Return all of the data exactly as written, without the pictures.

::::::

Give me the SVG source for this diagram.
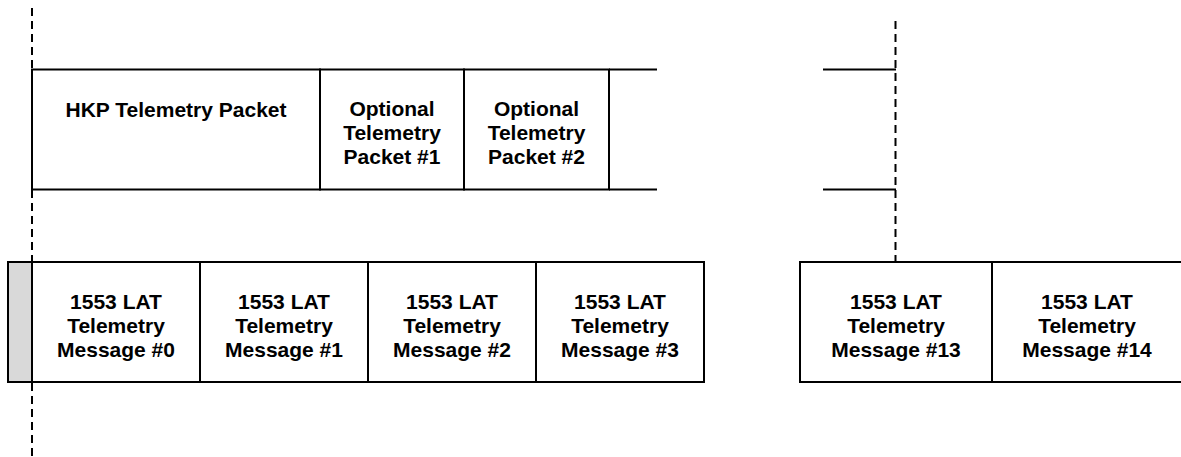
<svg xmlns="http://www.w3.org/2000/svg" width="1181" height="457" viewBox="0 0 1181 457">
<style>
.box{fill:#fff;stroke:#000;stroke-width:2}
.ln{stroke:#000;stroke-width:2;fill:none}
.dash{stroke:#000;stroke-width:2;stroke-dasharray:8 5;fill:none}
text{font-family:"Liberation Sans",Arial,sans-serif;font-weight:bold;font-size:21px;text-anchor:middle;fill:#000}
</style>
<rect width="1181" height="457" fill="#fff"/>
<g id="connectors">
<line class="dash" x1="32" y1="8" x2="32" y2="69"/>
<line class="dash" x1="32" y1="190" x2="32" y2="262"/>
<line class="dash" x1="32" y1="383" x2="32" y2="457"/>
<line class="dash" x1="895.5" y1="21" x2="895.5" y2="262"/>
<line class="ln" x1="609" y1="69.5" x2="657" y2="69.5"/>
<line class="ln" x1="609" y1="189.5" x2="657" y2="189.5"/>
<line class="ln" x1="823" y1="69.5" x2="896" y2="69.5"/>
<line class="ln" x1="823" y1="189.5" x2="896" y2="189.5"/>
</g>
<g id="hkp">
<rect class="box" x="32" y="69.5" width="288" height="120"/>
<text x="176" y="117">HKP Telemetry Packet</text>
</g>
<g id="opt1">
<rect class="box" x="320" y="69.5" width="144" height="120"/>
<text x="392" y="116">Optional</text>
<text x="392" y="140">Telemetry</text>
<text x="392" y="164">Packet #1</text>
</g>
<g id="opt2">
<rect class="box" x="464" y="69.5" width="145" height="120"/>
<text x="536.5" y="116">Optional</text>
<text x="536.5" y="140">Telemetry</text>
<text x="536.5" y="164">Packet #2</text>
</g>
<g id="gray">
<rect x="8" y="262" width="24" height="120" fill="#d9d9d9" stroke="#000" stroke-width="2"/>
</g>
<g id="msg0">
<rect class="box" x="32" y="262" width="168" height="120"/>
<text x="116" y="309">1553 LAT</text>
<text x="116" y="333">Telemetry</text>
<text x="116" y="357">Message #0</text>
</g>
<g id="msg1">
<rect class="box" x="200" y="262" width="168" height="120"/>
<text x="284" y="309">1553 LAT</text>
<text x="284" y="333">Telemetry</text>
<text x="284" y="357">Message #1</text>
</g>
<g id="msg2">
<rect class="box" x="368" y="262" width="168" height="120"/>
<text x="452" y="309">1553 LAT</text>
<text x="452" y="333">Telemetry</text>
<text x="452" y="357">Message #2</text>
</g>
<g id="msg3">
<rect class="box" x="536" y="262" width="168" height="120"/>
<text x="620" y="309">1553 LAT</text>
<text x="620" y="333">Telemetry</text>
<text x="620" y="357">Message #3</text>
</g>
<g id="msg13">
<rect class="box" x="800" y="262" width="192" height="120"/>
<text x="896" y="309">1553 LAT</text>
<text x="896" y="333">Telemetry</text>
<text x="896" y="357">Message #13</text>
</g>
<g id="msg14">
<rect class="box" x="992" y="262" width="192" height="120"/>
<text x="1087" y="309">1553 LAT</text>
<text x="1087" y="333">Telemetry</text>
<text x="1087" y="357">Message #14</text>
</g>
</svg>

::::::

◆ TASK RESPONSE:
Give me the SVG source for this diagram.
<svg xmlns="http://www.w3.org/2000/svg" width="1181" height="457" viewBox="0 0 1181 457">
<style>
.box{fill:#fff;stroke:#000;stroke-width:2}
.ln{stroke:#000;stroke-width:2;fill:none}
.dash{stroke:#000;stroke-width:2;stroke-dasharray:8 5;fill:none}
text{font-family:"Liberation Sans",Arial,sans-serif;font-weight:bold;font-size:21px;text-anchor:middle;fill:#000}
</style>
<rect width="1181" height="457" fill="#fff"/>
<g id="connectors">
<line class="dash" x1="32" y1="8" x2="32" y2="69"/>
<line class="dash" x1="32" y1="190" x2="32" y2="262"/>
<line class="dash" x1="32" y1="383" x2="32" y2="457"/>
<line class="dash" x1="895.5" y1="21" x2="895.5" y2="262"/>
<line class="ln" x1="609" y1="69.5" x2="657" y2="69.5"/>
<line class="ln" x1="609" y1="189.5" x2="657" y2="189.5"/>
<line class="ln" x1="823" y1="69.5" x2="896" y2="69.5"/>
<line class="ln" x1="823" y1="189.5" x2="896" y2="189.5"/>
</g>
<g id="hkp">
<rect class="box" x="32" y="69.5" width="288" height="120"/>
<text x="176" y="117">HKP Telemetry Packet</text>
</g>
<g id="opt1">
<rect class="box" x="320" y="69.5" width="144" height="120"/>
<text x="392" y="116">Optional</text>
<text x="392" y="140">Telemetry</text>
<text x="392" y="164">Packet #1</text>
</g>
<g id="opt2">
<rect class="box" x="464" y="69.5" width="145" height="120"/>
<text x="536.5" y="116">Optional</text>
<text x="536.5" y="140">Telemetry</text>
<text x="536.5" y="164">Packet #2</text>
</g>
<g id="gray">
<rect x="8" y="262" width="24" height="120" fill="#d9d9d9" stroke="#000" stroke-width="2"/>
</g>
<g id="msg0">
<rect class="box" x="32" y="262" width="168" height="120"/>
<text x="116" y="309">1553 LAT</text>
<text x="116" y="333">Telemetry</text>
<text x="116" y="357">Message #0</text>
</g>
<g id="msg1">
<rect class="box" x="200" y="262" width="168" height="120"/>
<text x="284" y="309">1553 LAT</text>
<text x="284" y="333">Telemetry</text>
<text x="284" y="357">Message #1</text>
</g>
<g id="msg2">
<rect class="box" x="368" y="262" width="168" height="120"/>
<text x="452" y="309">1553 LAT</text>
<text x="452" y="333">Telemetry</text>
<text x="452" y="357">Message #2</text>
</g>
<g id="msg3">
<rect class="box" x="536" y="262" width="168" height="120"/>
<text x="620" y="309">1553 LAT</text>
<text x="620" y="333">Telemetry</text>
<text x="620" y="357">Message #3</text>
</g>
<g id="msg13">
<rect class="box" x="800" y="262" width="192" height="120"/>
<text x="896" y="309">1553 LAT</text>
<text x="896" y="333">Telemetry</text>
<text x="896" y="357">Message #13</text>
</g>
<g id="msg14">
<rect class="box" x="992" y="262" width="192" height="120"/>
<text x="1087" y="309">1553 LAT</text>
<text x="1087" y="333">Telemetry</text>
<text x="1087" y="357">Message #14</text>
</g>
</svg>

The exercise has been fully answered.